How does downward planetary wave coupling affect polar stratospheric ozone in the Arctic winter stratosphere?
- 1GEOMAR Helmholtz Centre for Ocean Research Kiel, Kiel, Germany
- 2Department of Geophysical, Atmospheric and Planetary Sciences, Tel Aviv University, Tel Aviv, Israel
- 3Christian-Albrechts Universität zu Kiel, Kiel, Germany
- 4Department of Meteorology, University of Stockholm, Stockholm, Sweden
- 5Geophysical Institute, University of Bergen and Bjerknes Centre for Climate Research, Bergen, Norway
- aCurrent affiliation: Department of Geophysical Sciences, University of Chicago, Chicago, Illinois, USA
Abstract.

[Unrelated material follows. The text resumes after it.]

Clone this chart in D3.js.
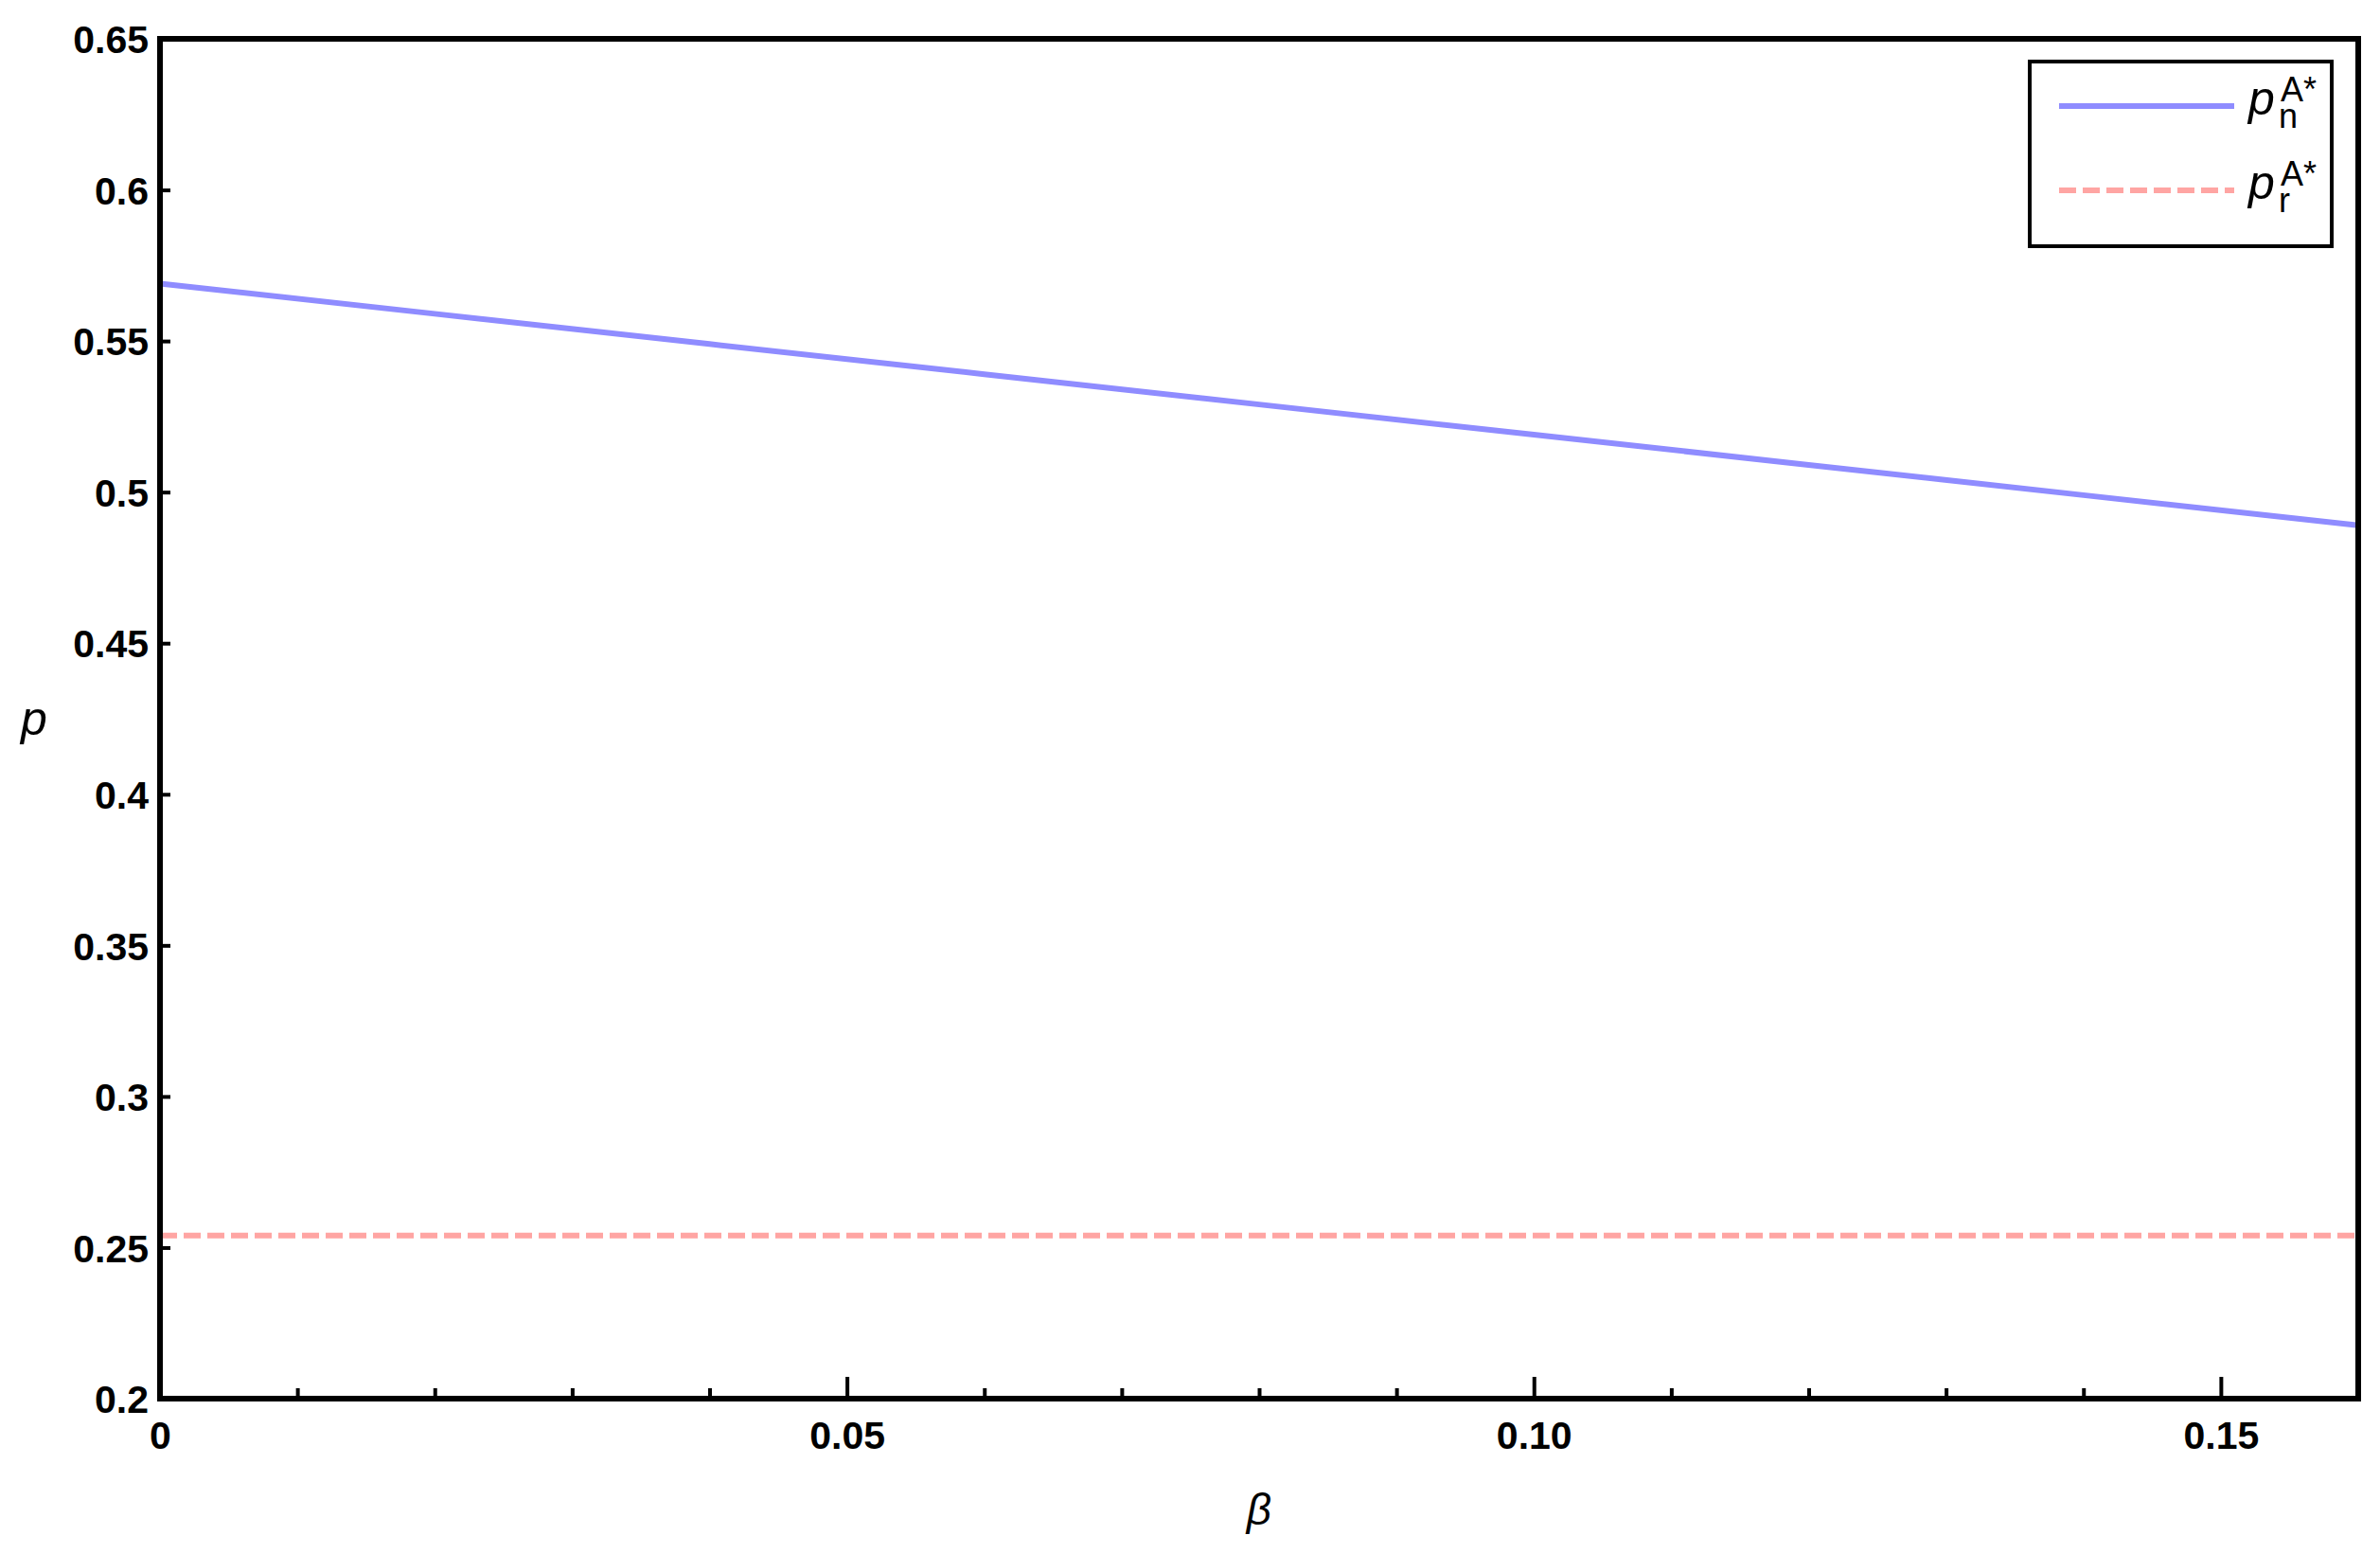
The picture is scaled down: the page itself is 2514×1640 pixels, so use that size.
<!DOCTYPE html>
<head>
  <meta charset="utf-8">
  <script src="https://d3js.org/d3.v7.min.js"></script>
  <style>
body { margin: 0; background: white; }
svg { display: block; background-color: white; }
text { font-family: 'Liberation Sans', Arial, sans-serif; }
  </style>
</head>
<body>
<svg width="2514" height="1640"></svg>
<script>
// values
var beta = [0, 0.02, 0.04, 0.06, 0.08, 0.10, 0.12, 0.14, 0.16];
var pnA = [0.569, 0.559, 0.549, 0.539, 0.529, 0.519, 0.509, 0.499, 0.489];
var prA = [0.254, 0.254, 0.254, 0.254, 0.254, 0.254, 0.254, 0.254, 0.254];
var xTicks = [0, 0.05, 0.10, 0.15];
var xTickLabels = ["0", "0.05", "0.10", "0.15"];
var xMinor = [0.01, 0.02, 0.03, 0.04, 0.06, 0.07, 0.08, 0.09, 0.11, 0.12, 0.13, 0.14];
var yTicks = [0.2, 0.25, 0.3, 0.35, 0.4, 0.45, 0.5, 0.55, 0.6, 0.65];
var yTickLabels = ["0.2", "0.25", "0.3", "0.35", "0.4", "0.45", "0.5", "0.55", "0.6", "0.65"];

var plotLeft = 169, plotRight = 2491, plotTop = 41, plotBottom = 1477;

var svg = d3.select("svg");

var x = d3.scaleLinear().domain([0, 0.16]).range([plotLeft, plotRight]);
var y = d3.scaleLinear().domain([0.2, 0.65]).range([plotBottom, plotTop]);

// x axis: major + minor ticks
var xAxis = d3.axisBottom(x).tickValues(xTicks).tickSize(-23)
              .tickFormat(function(d, i) { return xTickLabels[i]; });
var gx = svg.append("g").attr("transform", "translate(0," + plotBottom + ")").call(xAxis);
gx.attr("font-size", null).attr("font-family", null);
gx.select(".domain").remove();
gx.selectAll(".tick line").attr("stroke", "#000").attr("stroke-width", 4);
gx.selectAll(".tick text").attr("y", 24).attr("dy", "0.71em")
  .style("font-size", "41px").style("font-weight", "bold").attr("fill", "#000");

var gxm = svg.append("g").attr("transform", "translate(0," + plotBottom + ")")
   .call(d3.axisBottom(x).tickValues(xMinor).tickSize(-11).tickFormat(""));
gxm.select(".domain").remove();
gxm.selectAll(".tick line").attr("stroke", "#000").attr("stroke-width", 4);

// y axis
var yAxis = d3.axisLeft(y).tickValues(yTicks).tickSize(-11)
              .tickFormat(function(d, i) { return yTickLabels[i]; });
var gy = svg.append("g").attr("transform", "translate(" + plotLeft + ",0)").call(yAxis);
gy.attr("font-size", null).attr("font-family", null);
gy.select(".domain").remove();
gy.selectAll(".tick line").attr("stroke", "#000").attr("stroke-width", 4);
gy.selectAll(".tick text").attr("x", -12).attr("dy", "0.36em")
  .style("font-size", "41px").style("font-weight", "bold").attr("fill", "#000");

// curves
var line = d3.line().x(function(d) { return x(d[0]); }).y(function(d) { return y(d[1]); });

svg.append("path")
   .datum(d3.zip(beta, pnA))
   .attr("d", line)
   .attr("fill", "none")
   .attr("stroke", "#8f8cff")
   .attr("stroke-width", 6);

svg.append("path")
   .datum(d3.zip(beta, prA))
   .attr("d", line)
   .attr("fill", "none")
   .attr("stroke", "#ffa5a3")
   .attr("stroke-width", 6)
   .attr("stroke-dasharray", "18,7");

// frame
svg.append("rect")
   .attr("x", plotLeft).attr("y", plotTop)
   .attr("width", plotRight - plotLeft).attr("height", plotBottom - plotTop)
   .attr("fill", "none").attr("stroke", "#000").attr("stroke-width", 6);

// axis labels
svg.append("text").attr("x", (plotLeft + plotRight) / 2).attr("y", 1610)
   .attr("text-anchor", "middle").style("font-size", "46px").style("font-style", "italic")
   .text("β");
svg.append("text").attr("x", 36).attr("y", 776)
   .attr("text-anchor", "middle").style("font-size", "50px").style("font-style", "italic")
   .text("p");

// legend
var legend = svg.append("g");
legend.append("rect")
   .attr("x", 2144).attr("y", 65).attr("width", 319).attr("height", 195)
   .attr("fill", "white").attr("stroke", "#000").attr("stroke-width", 4);

var items = [
  {sub: "n", color: "#8f8cff", dash: null, y: 112},
  {sub: "r", color: "#ffa5a3", dash: "18,7", y: 201}
];
items.forEach(function(it) {
  legend.append("line")
     .attr("x1", 2175).attr("x2", 2360).attr("y1", it.y).attr("y2", it.y)
     .attr("stroke", it.color).attr("stroke-width", 6)
     .attr("stroke-dasharray", it.dash);
  legend.append("text").attr("x", 2375).attr("y", it.y + 9)
     .style("font-size", "50px").style("font-style", "italic").text("p");
  legend.append("text").attr("x", 2409).attr("y", it.y - 5)
     .style("font-size", "36px").text("A*");
  legend.append("text").attr("x", 2407).attr("y", it.y + 23)
     .style("font-size", "36px").text(it.sub);
});
</script>
</body>
</html>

It is well established that variable wintertime planetary wave forcing in the stratosphere controls the variability of Arctic stratospheric ozone through changes in the strength of the polar vortex and the residual circulation. While previous studies focused on the variations in upward wave flux entering the lower stratosphere, here the impact of downward planetary wave reflection on ozone is investigated for the first time. Utilizing the MERRA2 reanalysis and a fully coupled chemistry–climate simulation with the Community Earth System Model (CESM1(WACCM)) of the National Center for Atmospheric Research (NCAR), we find two downward wave reflection effects on ozone: (1) the direct effect in which the residual circulation is weakened during winter, reducing the typical increase of ozone due to upward planetary wave events and (2) the indirect effect in which the modification of polar temperature during winter affects the amount of ozone destruction in spring.
Winter seasons dominated by downward wave reflection events (i.e., reflective winters) are characterized by lower Arctic ozone concentration, while seasons dominated by increased upward wave events (i.e., absorptive winters) are characterized by relatively higher ozone concentration. This behavior is consistent with the cumulative effects of downward and upward planetary wave events on polar stratospheric ozone via the residual circulation and the polar temperature in winter. The results establish a new perspective on dynamical processes controlling stratospheric ozone variability in the Arctic by highlighting the key role of wave reflection.